Write out all the lines again, precisely as they stand, but without the images.

## begin PROVIDED MATERIAL

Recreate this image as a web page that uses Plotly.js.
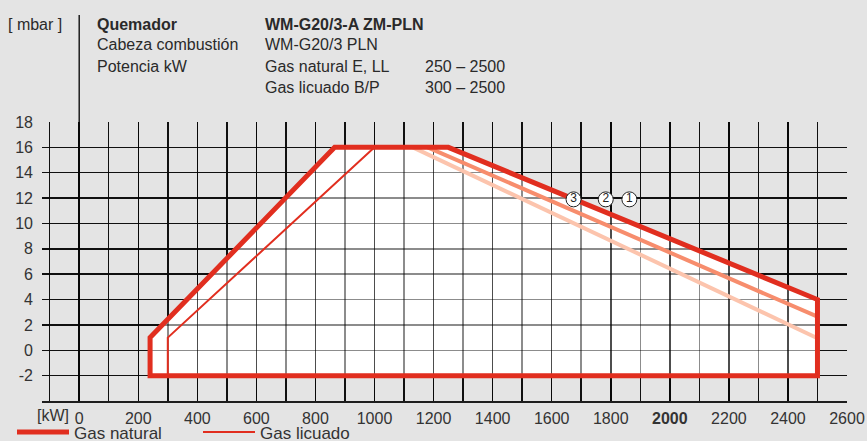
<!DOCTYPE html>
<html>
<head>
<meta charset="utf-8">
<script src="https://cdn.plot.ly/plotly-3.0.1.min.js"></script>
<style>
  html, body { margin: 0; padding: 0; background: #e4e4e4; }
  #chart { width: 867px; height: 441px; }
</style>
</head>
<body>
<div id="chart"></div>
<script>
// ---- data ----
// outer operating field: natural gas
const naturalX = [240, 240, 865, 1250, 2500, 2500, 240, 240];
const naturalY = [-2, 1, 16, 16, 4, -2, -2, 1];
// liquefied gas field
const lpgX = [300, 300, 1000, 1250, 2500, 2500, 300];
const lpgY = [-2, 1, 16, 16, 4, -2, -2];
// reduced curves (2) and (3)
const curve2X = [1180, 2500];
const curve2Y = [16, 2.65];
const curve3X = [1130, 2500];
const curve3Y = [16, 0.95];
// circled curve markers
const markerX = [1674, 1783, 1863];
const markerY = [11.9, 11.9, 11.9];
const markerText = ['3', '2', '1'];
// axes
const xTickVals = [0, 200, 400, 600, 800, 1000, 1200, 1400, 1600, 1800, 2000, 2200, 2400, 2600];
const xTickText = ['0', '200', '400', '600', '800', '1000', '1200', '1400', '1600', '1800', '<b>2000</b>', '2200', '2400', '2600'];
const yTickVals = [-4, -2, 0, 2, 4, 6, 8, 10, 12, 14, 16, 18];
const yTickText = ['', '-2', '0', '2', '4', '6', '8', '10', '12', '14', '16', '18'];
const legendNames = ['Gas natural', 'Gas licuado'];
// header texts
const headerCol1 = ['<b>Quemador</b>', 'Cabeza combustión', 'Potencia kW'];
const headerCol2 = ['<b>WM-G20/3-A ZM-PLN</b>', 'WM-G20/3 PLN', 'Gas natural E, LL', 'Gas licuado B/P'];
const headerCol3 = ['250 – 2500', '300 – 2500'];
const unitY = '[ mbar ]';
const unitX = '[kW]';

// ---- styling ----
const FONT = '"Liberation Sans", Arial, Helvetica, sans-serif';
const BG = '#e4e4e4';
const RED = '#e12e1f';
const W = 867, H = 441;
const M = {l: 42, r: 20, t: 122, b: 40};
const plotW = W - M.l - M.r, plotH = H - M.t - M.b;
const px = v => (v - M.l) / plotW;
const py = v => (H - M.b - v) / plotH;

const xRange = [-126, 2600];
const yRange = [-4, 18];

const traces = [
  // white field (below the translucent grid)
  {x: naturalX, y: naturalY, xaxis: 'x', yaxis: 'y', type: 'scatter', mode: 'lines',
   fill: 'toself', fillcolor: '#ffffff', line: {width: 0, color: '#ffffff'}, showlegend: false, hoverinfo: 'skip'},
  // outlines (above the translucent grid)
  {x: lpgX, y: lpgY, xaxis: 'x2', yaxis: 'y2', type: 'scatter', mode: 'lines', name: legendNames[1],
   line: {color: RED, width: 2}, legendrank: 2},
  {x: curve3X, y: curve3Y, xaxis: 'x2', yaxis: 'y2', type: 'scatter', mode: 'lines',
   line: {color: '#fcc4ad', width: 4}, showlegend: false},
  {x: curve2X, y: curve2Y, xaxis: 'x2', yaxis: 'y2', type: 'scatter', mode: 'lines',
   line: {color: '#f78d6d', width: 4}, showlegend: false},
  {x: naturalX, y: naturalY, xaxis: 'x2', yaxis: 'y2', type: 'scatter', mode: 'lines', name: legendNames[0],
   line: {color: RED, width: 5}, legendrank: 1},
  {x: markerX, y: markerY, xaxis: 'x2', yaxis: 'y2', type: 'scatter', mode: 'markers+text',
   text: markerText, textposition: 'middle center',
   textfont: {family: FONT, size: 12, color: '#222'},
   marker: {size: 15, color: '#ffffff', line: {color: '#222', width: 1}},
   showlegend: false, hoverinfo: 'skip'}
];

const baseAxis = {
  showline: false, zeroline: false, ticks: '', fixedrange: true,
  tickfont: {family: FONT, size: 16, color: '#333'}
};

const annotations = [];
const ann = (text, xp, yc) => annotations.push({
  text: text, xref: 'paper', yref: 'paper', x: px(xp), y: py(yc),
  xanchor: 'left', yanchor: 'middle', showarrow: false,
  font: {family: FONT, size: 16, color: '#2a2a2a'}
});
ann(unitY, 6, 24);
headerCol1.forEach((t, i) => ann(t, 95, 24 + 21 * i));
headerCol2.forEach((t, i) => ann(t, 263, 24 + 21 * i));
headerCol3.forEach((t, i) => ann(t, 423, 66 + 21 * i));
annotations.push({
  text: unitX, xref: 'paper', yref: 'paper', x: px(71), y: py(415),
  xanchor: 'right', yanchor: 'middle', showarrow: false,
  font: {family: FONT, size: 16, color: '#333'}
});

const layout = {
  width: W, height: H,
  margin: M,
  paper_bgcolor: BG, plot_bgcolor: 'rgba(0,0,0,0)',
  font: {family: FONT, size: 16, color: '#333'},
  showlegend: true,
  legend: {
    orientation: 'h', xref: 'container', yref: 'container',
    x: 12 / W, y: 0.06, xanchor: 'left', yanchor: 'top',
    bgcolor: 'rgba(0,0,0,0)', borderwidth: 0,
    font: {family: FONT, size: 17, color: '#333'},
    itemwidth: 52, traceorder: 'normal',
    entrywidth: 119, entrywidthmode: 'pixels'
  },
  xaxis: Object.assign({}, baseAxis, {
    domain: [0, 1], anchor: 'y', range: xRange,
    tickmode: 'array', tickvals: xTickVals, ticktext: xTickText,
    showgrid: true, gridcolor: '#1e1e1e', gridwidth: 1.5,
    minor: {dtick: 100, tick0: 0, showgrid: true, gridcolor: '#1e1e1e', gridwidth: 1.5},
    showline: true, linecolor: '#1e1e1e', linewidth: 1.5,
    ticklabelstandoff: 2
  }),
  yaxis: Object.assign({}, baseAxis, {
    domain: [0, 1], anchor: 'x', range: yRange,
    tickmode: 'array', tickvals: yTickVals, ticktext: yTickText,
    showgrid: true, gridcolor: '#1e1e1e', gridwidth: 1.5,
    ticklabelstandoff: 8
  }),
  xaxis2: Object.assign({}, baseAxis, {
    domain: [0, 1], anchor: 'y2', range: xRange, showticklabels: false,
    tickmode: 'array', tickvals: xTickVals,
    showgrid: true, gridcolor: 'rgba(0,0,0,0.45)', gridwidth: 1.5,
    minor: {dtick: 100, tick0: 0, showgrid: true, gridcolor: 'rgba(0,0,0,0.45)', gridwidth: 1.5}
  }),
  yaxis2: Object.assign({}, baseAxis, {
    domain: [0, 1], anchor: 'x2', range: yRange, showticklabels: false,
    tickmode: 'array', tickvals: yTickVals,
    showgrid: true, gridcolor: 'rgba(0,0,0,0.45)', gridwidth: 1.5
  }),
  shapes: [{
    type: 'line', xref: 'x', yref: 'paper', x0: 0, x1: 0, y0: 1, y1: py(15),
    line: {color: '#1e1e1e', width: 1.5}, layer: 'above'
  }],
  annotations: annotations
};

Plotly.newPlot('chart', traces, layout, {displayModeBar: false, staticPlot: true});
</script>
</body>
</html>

## end PROVIDED MATERIAL

● **RESPONSE BELOW**:
Recreate this image as a web page that uses Plotly.js.
<!DOCTYPE html>
<html>
<head>
<meta charset="utf-8">
<script src="https://cdn.plot.ly/plotly-3.0.1.min.js"></script>
<style>
  html, body { margin: 0; padding: 0; background: #e4e4e4; }
  #chart { width: 867px; height: 441px; }
</style>
</head>
<body>
<div id="chart"></div>
<script>
// ---- data ----
// outer operating field: natural gas
const naturalX = [240, 240, 865, 1250, 2500, 2500, 240, 240];
const naturalY = [-2, 1, 16, 16, 4, -2, -2, 1];
// liquefied gas field
const lpgX = [300, 300, 1000, 1250, 2500, 2500, 300];
const lpgY = [-2, 1, 16, 16, 4, -2, -2];
// reduced curves (2) and (3)
const curve2X = [1180, 2500];
const curve2Y = [16, 2.65];
const curve3X = [1130, 2500];
const curve3Y = [16, 0.95];
// circled curve markers
const markerX = [1674, 1783, 1863];
const markerY = [11.9, 11.9, 11.9];
const markerText = ['3', '2', '1'];
// axes
const xTickVals = [0, 200, 400, 600, 800, 1000, 1200, 1400, 1600, 1800, 2000, 2200, 2400, 2600];
const xTickText = ['0', '200', '400', '600', '800', '1000', '1200', '1400', '1600', '1800', '<b>2000</b>', '2200', '2400', '2600'];
const yTickVals = [-4, -2, 0, 2, 4, 6, 8, 10, 12, 14, 16, 18];
const yTickText = ['', '-2', '0', '2', '4', '6', '8', '10', '12', '14', '16', '18'];
const legendNames = ['Gas natural', 'Gas licuado'];
// header texts
const headerCol1 = ['<b>Quemador</b>', 'Cabeza combustión', 'Potencia kW'];
const headerCol2 = ['<b>WM-G20/3-A ZM-PLN</b>', 'WM-G20/3 PLN', 'Gas natural E, LL', 'Gas licuado B/P'];
const headerCol3 = ['250 – 2500', '300 – 2500'];
const unitY = '[ mbar ]';
const unitX = '[kW]';

// ---- styling ----
const FONT = '"Liberation Sans", Arial, Helvetica, sans-serif';
const BG = '#e4e4e4';
const RED = '#e12e1f';
const W = 867, H = 441;
const M = {l: 42, r: 20, t: 122, b: 40};
const plotW = W - M.l - M.r, plotH = H - M.t - M.b;
const px = v => (v - M.l) / plotW;
const py = v => (H - M.b - v) / plotH;

const xRange = [-126, 2600];
const yRange = [-4, 18];

const traces = [
  // white field (below the translucent grid)
  {x: naturalX, y: naturalY, xaxis: 'x', yaxis: 'y', type: 'scatter', mode: 'lines',
   fill: 'toself', fillcolor: '#ffffff', line: {width: 0, color: '#ffffff'}, showlegend: false, hoverinfo: 'skip'},
  // outlines (above the translucent grid)
  {x: lpgX, y: lpgY, xaxis: 'x2', yaxis: 'y2', type: 'scatter', mode: 'lines', name: legendNames[1],
   line: {color: RED, width: 2}, legendrank: 2},
  {x: curve3X, y: curve3Y, xaxis: 'x2', yaxis: 'y2', type: 'scatter', mode: 'lines',
   line: {color: '#fcc4ad', width: 4}, showlegend: false},
  {x: curve2X, y: curve2Y, xaxis: 'x2', yaxis: 'y2', type: 'scatter', mode: 'lines',
   line: {color: '#f78d6d', width: 4}, showlegend: false},
  {x: naturalX, y: naturalY, xaxis: 'x2', yaxis: 'y2', type: 'scatter', mode: 'lines', name: legendNames[0],
   line: {color: RED, width: 5}, legendrank: 1},
  {x: markerX, y: markerY, xaxis: 'x2', yaxis: 'y2', type: 'scatter', mode: 'markers+text',
   text: markerText, textposition: 'middle center',
   textfont: {family: FONT, size: 12, color: '#222'},
   marker: {size: 15, color: '#ffffff', line: {color: '#222', width: 1}},
   showlegend: false, hoverinfo: 'skip'}
];

const baseAxis = {
  showline: false, zeroline: false, ticks: '', fixedrange: true,
  tickfont: {family: FONT, size: 16, color: '#333'}
};

const annotations = [];
const ann = (text, xp, yc) => annotations.push({
  text: text, xref: 'paper', yref: 'paper', x: px(xp), y: py(yc),
  xanchor: 'left', yanchor: 'middle', showarrow: false,
  font: {family: FONT, size: 16, color: '#2a2a2a'}
});
ann(unitY, 6, 24);
headerCol1.forEach((t, i) => ann(t, 95, 24 + 21 * i));
headerCol2.forEach((t, i) => ann(t, 263, 24 + 21 * i));
headerCol3.forEach((t, i) => ann(t, 423, 66 + 21 * i));
annotations.push({
  text: unitX, xref: 'paper', yref: 'paper', x: px(71), y: py(415),
  xanchor: 'right', yanchor: 'middle', showarrow: false,
  font: {family: FONT, size: 16, color: '#333'}
});

const layout = {
  width: W, height: H,
  margin: M,
  paper_bgcolor: BG, plot_bgcolor: 'rgba(0,0,0,0)',
  font: {family: FONT, size: 16, color: '#333'},
  showlegend: true,
  legend: {
    orientation: 'h', xref: 'container', yref: 'container',
    x: 12 / W, y: 0.06, xanchor: 'left', yanchor: 'top',
    bgcolor: 'rgba(0,0,0,0)', borderwidth: 0,
    font: {family: FONT, size: 17, color: '#333'},
    itemwidth: 52, traceorder: 'normal',
    entrywidth: 119, entrywidthmode: 'pixels'
  },
  xaxis: Object.assign({}, baseAxis, {
    domain: [0, 1], anchor: 'y', range: xRange,
    tickmode: 'array', tickvals: xTickVals, ticktext: xTickText,
    showgrid: true, gridcolor: '#1e1e1e', gridwidth: 1.5,
    minor: {dtick: 100, tick0: 0, showgrid: true, gridcolor: '#1e1e1e', gridwidth: 1.5},
    showline: true, linecolor: '#1e1e1e', linewidth: 1.5,
    ticklabelstandoff: 2
  }),
  yaxis: Object.assign({}, baseAxis, {
    domain: [0, 1], anchor: 'x', range: yRange,
    tickmode: 'array', tickvals: yTickVals, ticktext: yTickText,
    showgrid: true, gridcolor: '#1e1e1e', gridwidth: 1.5,
    ticklabelstandoff: 8
  }),
  xaxis2: Object.assign({}, baseAxis, {
    domain: [0, 1], anchor: 'y2', range: xRange, showticklabels: false,
    tickmode: 'array', tickvals: xTickVals,
    showgrid: true, gridcolor: 'rgba(0,0,0,0.45)', gridwidth: 1.5,
    minor: {dtick: 100, tick0: 0, showgrid: true, gridcolor: 'rgba(0,0,0,0.45)', gridwidth: 1.5}
  }),
  yaxis2: Object.assign({}, baseAxis, {
    domain: [0, 1], anchor: 'x2', range: yRange, showticklabels: false,
    tickmode: 'array', tickvals: yTickVals,
    showgrid: true, gridcolor: 'rgba(0,0,0,0.45)', gridwidth: 1.5
  }),
  shapes: [{
    type: 'line', xref: 'x', yref: 'paper', x0: 0, x1: 0, y0: 1, y1: py(15),
    line: {color: '#1e1e1e', width: 1.5}, layer: 'above'
  }],
  annotations: annotations
};

Plotly.newPlot('chart', traces, layout, {displayModeBar: false, staticPlot: true});
</script>
</body>
</html>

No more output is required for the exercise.